Information shown:

[Start]

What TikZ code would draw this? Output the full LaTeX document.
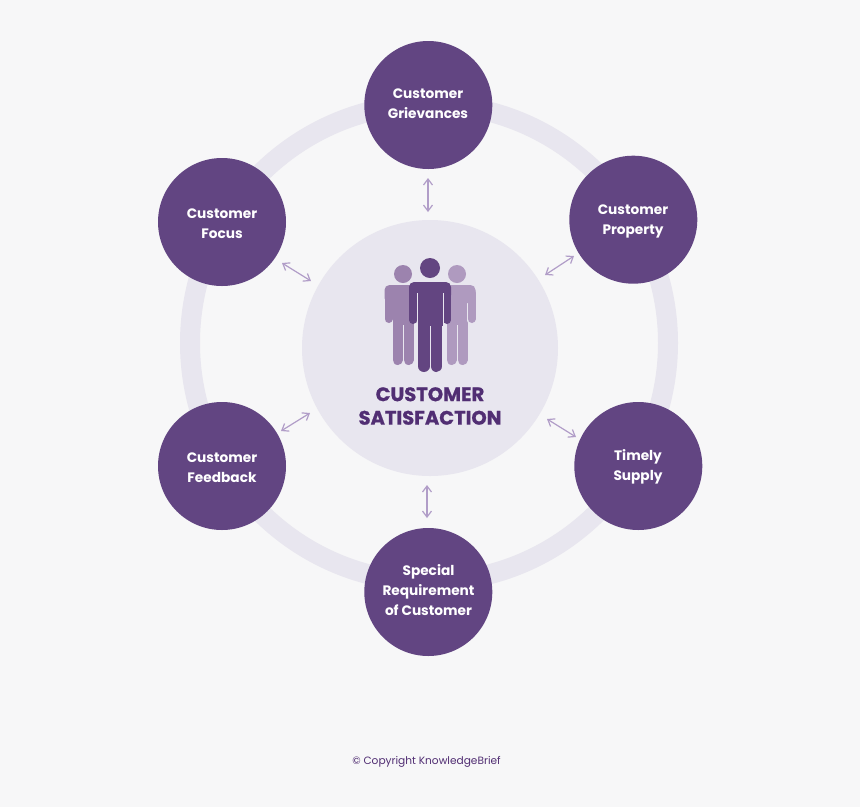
\documentclass[tikz,border=0pt]{standalone}
\usepackage{fontspec}
\setmainfont{Poppins}
\usetikzlibrary{arrows.meta}
\definecolor{bgc}{HTML}{F7F7F8}
\definecolor{ringc}{HTML}{E8E6EF}
\definecolor{discc}{HTML}{624582}
\definecolor{headc}{HTML}{512E73}
\definecolor{arrc}{HTML}{B19DC8}
\definecolor{pmid}{HTML}{634581}
\definecolor{pleft}{HTML}{9C83AE}
\definecolor{pright}{HTML}{AF9ABF}
\tikzset{
  disc/.style={circle,fill=discc,minimum size=128pt,inner sep=0pt},
  disctext/.style={text=white,align=center,inner sep=0pt,
    font=\fontsize{13.7}{20}\selectfont\bfseries},
  link/.style={arrc,line width=1.2pt,{Straight Barb[length=6pt,width=9pt]}-{Straight Barb[length=6pt,width=9pt]}},
}
\newcommand{\personfig}[8]{% colour, cx, hy, hr, half width, top, arm bottom, leg width
  \begin{scope}[#1]
    \fill (#2,#3) circle (#4);
    \fill[rounded corners=5pt] ({#2-#5},#6) rectangle ({#2+#5},{#6+18});
    \fill ({#2-#5+8.5},{#6+8}) rectangle ({#2+#5-8.5},{#7+2});
    \draw[line width=8pt,line cap=round] ({#2-#5+4},{#6+8}) -- ({#2-#5+4},{#7-4});
    \draw[line width=8pt,line cap=round] ({#2+#5-4},{#6+8}) -- ({#2+#5-4},{#7-4});
    \draw[line width=#8pt,line cap=round] ({#2-0.5-#8/2},#7) -- ({#2-0.5-#8/2},{\footy-#8/2});
    \draw[line width=#8pt,line cap=round] ({#2+0.5+#8/2},#7) -- ({#2+0.5+#8/2},{\footy-#8/2});
  \end{scope}
}
\begin{document}
\begin{tikzpicture}[x=1pt,y=-1pt]
\useasboundingbox (0,0) rectangle (860,807);
\fill[bgc] (0,0) rectangle (860,807);
\draw[ringc,line width=20pt] (429,343) circle (239);
\node[circle,fill=ringc,minimum size=256pt,inner sep=0pt] (hub) at (430,348) {};
\def\footy{365}
\personfig{pleft}{403}{274}{9}{18.5}{285}{323}{10}
\personfig{pright}{457}{274}{9}{18.5}{285}{323}{10}
\def\footy{372}
\personfig{pmid}{430}{268}{10}{21}{282}{324}{11.5}
\draw[ringc,line width=0.7pt] (417,293) -- (417,324) (443,293) -- (443,324);
\node[text=headc,align=center,inner sep=0pt,font=\fontsize{19.5}{23.5}\selectfont\bfseries\addfontfeature{FakeBold=1}] (title) at (430,406) {CUSTOMER\\SATISFACTION};
\node[disc] (griev) at (428.3,105) {};
\node[disc] (prop) at (633.3,219.7) {};
\node[disc] (supply) at (638.3,466) {};
\node[disc] (spec) at (428.3,592) {};
\node[disc] (feed) at (222,466) {};
\node[disc] (focus) at (222,222) {};
\node[disctext] (griev-t) at (428,103.5) {Customer\\Grievances};
\node[disctext] (prop-t) at (633,221.5) {Customer\\Property};
\node[disctext] (supply-t) at (638,467) {Timely\\Supply};
\node[disctext] (spec-t) at (428.5,590) {Special\\Requirement\\of Customer};
\node[disctext] (feed-t) at (222,467.5) {Customer\\Feedback};
\node[disctext] (focus-t) at (222,223.5) {Customer\\Focus};
\coordinate (a1) at (428,178); \coordinate (b1) at (428,212);
\coordinate (a2) at (574,256); \coordinate (b2) at (545,275);
\coordinate (a3) at (576,437); \coordinate (b3) at (547,419);
\coordinate (a4) at (427,518); \coordinate (b4) at (427,485);
\coordinate (a5) at (281,431); \coordinate (b5) at (310,413);
\coordinate (a6) at (282,263); \coordinate (b6) at (311,281);
\foreach \i in {1,...,6} \draw[link] (a\i) -- (b\i);
\node[text=headc,inner sep=0pt,font=\fontsize{10.6}{13}\selectfont] (copy) at (426.5,761.5) {© Copyright KnowledgeBrief};
\end{tikzpicture}
\end{document}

[End]

Problem details: Transcribe the whole listing exactly. Pictures are excluded.

Response below:
What TikZ code would draw this? Output the full LaTeX document.
\documentclass[tikz,border=0pt]{standalone}
\usepackage{fontspec}
\setmainfont{Poppins}
\usetikzlibrary{arrows.meta}
\definecolor{bgc}{HTML}{F7F7F8}
\definecolor{ringc}{HTML}{E8E6EF}
\definecolor{discc}{HTML}{624582}
\definecolor{headc}{HTML}{512E73}
\definecolor{arrc}{HTML}{B19DC8}
\definecolor{pmid}{HTML}{634581}
\definecolor{pleft}{HTML}{9C83AE}
\definecolor{pright}{HTML}{AF9ABF}
\tikzset{
  disc/.style={circle,fill=discc,minimum size=128pt,inner sep=0pt},
  disctext/.style={text=white,align=center,inner sep=0pt,
    font=\fontsize{13.7}{20}\selectfont\bfseries},
  link/.style={arrc,line width=1.2pt,{Straight Barb[length=6pt,width=9pt]}-{Straight Barb[length=6pt,width=9pt]}},
}
\newcommand{\personfig}[8]{% colour, cx, hy, hr, half width, top, arm bottom, leg width
  \begin{scope}[#1]
    \fill (#2,#3) circle (#4);
    \fill[rounded corners=5pt] ({#2-#5},#6) rectangle ({#2+#5},{#6+18});
    \fill ({#2-#5+8.5},{#6+8}) rectangle ({#2+#5-8.5},{#7+2});
    \draw[line width=8pt,line cap=round] ({#2-#5+4},{#6+8}) -- ({#2-#5+4},{#7-4});
    \draw[line width=8pt,line cap=round] ({#2+#5-4},{#6+8}) -- ({#2+#5-4},{#7-4});
    \draw[line width=#8pt,line cap=round] ({#2-0.5-#8/2},#7) -- ({#2-0.5-#8/2},{\footy-#8/2});
    \draw[line width=#8pt,line cap=round] ({#2+0.5+#8/2},#7) -- ({#2+0.5+#8/2},{\footy-#8/2});
  \end{scope}
}
\begin{document}
\begin{tikzpicture}[x=1pt,y=-1pt]
\useasboundingbox (0,0) rectangle (860,807);
\fill[bgc] (0,0) rectangle (860,807);
\draw[ringc,line width=20pt] (429,343) circle (239);
\node[circle,fill=ringc,minimum size=256pt,inner sep=0pt] (hub) at (430,348) {};
\def\footy{365}
\personfig{pleft}{403}{274}{9}{18.5}{285}{323}{10}
\personfig{pright}{457}{274}{9}{18.5}{285}{323}{10}
\def\footy{372}
\personfig{pmid}{430}{268}{10}{21}{282}{324}{11.5}
\draw[ringc,line width=0.7pt] (417,293) -- (417,324) (443,293) -- (443,324);
\node[text=headc,align=center,inner sep=0pt,font=\fontsize{19.5}{23.5}\selectfont\bfseries\addfontfeature{FakeBold=1}] (title) at (430,406) {CUSTOMER\\SATISFACTION};
\node[disc] (griev) at (428.3,105) {};
\node[disc] (prop) at (633.3,219.7) {};
\node[disc] (supply) at (638.3,466) {};
\node[disc] (spec) at (428.3,592) {};
\node[disc] (feed) at (222,466) {};
\node[disc] (focus) at (222,222) {};
\node[disctext] (griev-t) at (428,103.5) {Customer\\Grievances};
\node[disctext] (prop-t) at (633,221.5) {Customer\\Property};
\node[disctext] (supply-t) at (638,467) {Timely\\Supply};
\node[disctext] (spec-t) at (428.5,590) {Special\\Requirement\\of Customer};
\node[disctext] (feed-t) at (222,467.5) {Customer\\Feedback};
\node[disctext] (focus-t) at (222,223.5) {Customer\\Focus};
\coordinate (a1) at (428,178); \coordinate (b1) at (428,212);
\coordinate (a2) at (574,256); \coordinate (b2) at (545,275);
\coordinate (a3) at (576,437); \coordinate (b3) at (547,419);
\coordinate (a4) at (427,518); \coordinate (b4) at (427,485);
\coordinate (a5) at (281,431); \coordinate (b5) at (310,413);
\coordinate (a6) at (282,263); \coordinate (b6) at (311,281);
\foreach \i in {1,...,6} \draw[link] (a\i) -- (b\i);
\node[text=headc,inner sep=0pt,font=\fontsize{10.6}{13}\selectfont] (copy) at (426.5,761.5) {© Copyright KnowledgeBrief};
\end{tikzpicture}
\end{document}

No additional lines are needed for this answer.